The twenty-first chapter of the book sees Alex half-heartedly preparing for another night of violence with another trio of droogs. This serves as a reprise of the first chapter, because the first few paragraphs are written in almost exactly the same form. Alex is bored with his life of violence and abandons his droogs. He bumps into his friend Pete, who is now married (at an early age as Alex and Pete are both now eighteen). Alex is inspired by Pete’s marriage, happiness, and great job. He fantasizes about getting married and starting a family of his own, not for the same reason as Pete did. Only for the notion that his own children might be as violent and destructive as he was.
I wouldn’t really recommend this book to a lot of people. Although I loved the book, I can see why some people wouldn’t. Anthony Burgess wrote the book with Alex as a narrator. To make it seem as if Alex was talking to the reader, Burgess made up a type of slang that teenagers in the novel use. The slang is basically English with corrupt Russian phrases mixed in. It is very confusing at first, but once you get the hang of it, it’s fine.

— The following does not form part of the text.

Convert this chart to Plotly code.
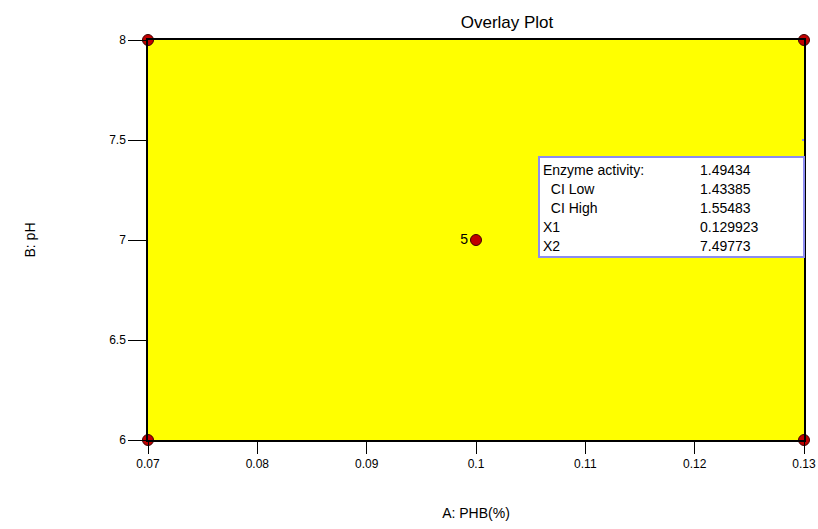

My favorite character in the novel is Pete. In the beginning, Burgess wants you to hate Alex, and you do. You hate him while he’s in prison; you hate him before he’s in prison. Then, Burgess tries successfully to make you feel sorry for Alex after he is released from prison. Alex faces rejection and isolation, which makes you truly feel sorry for him. However, you begin to hate him again when you see he reverts to his old lifestyle. My favorite character was Pete because he was lighthearted and somewhat compassionate in the beginning. He always broke up fights between the droogs and was the least violent. It was a relief to see him end up well off in the novel. I think Burgess has done an excellent job painting his characters, showing mood, fear, and emotions we all feel.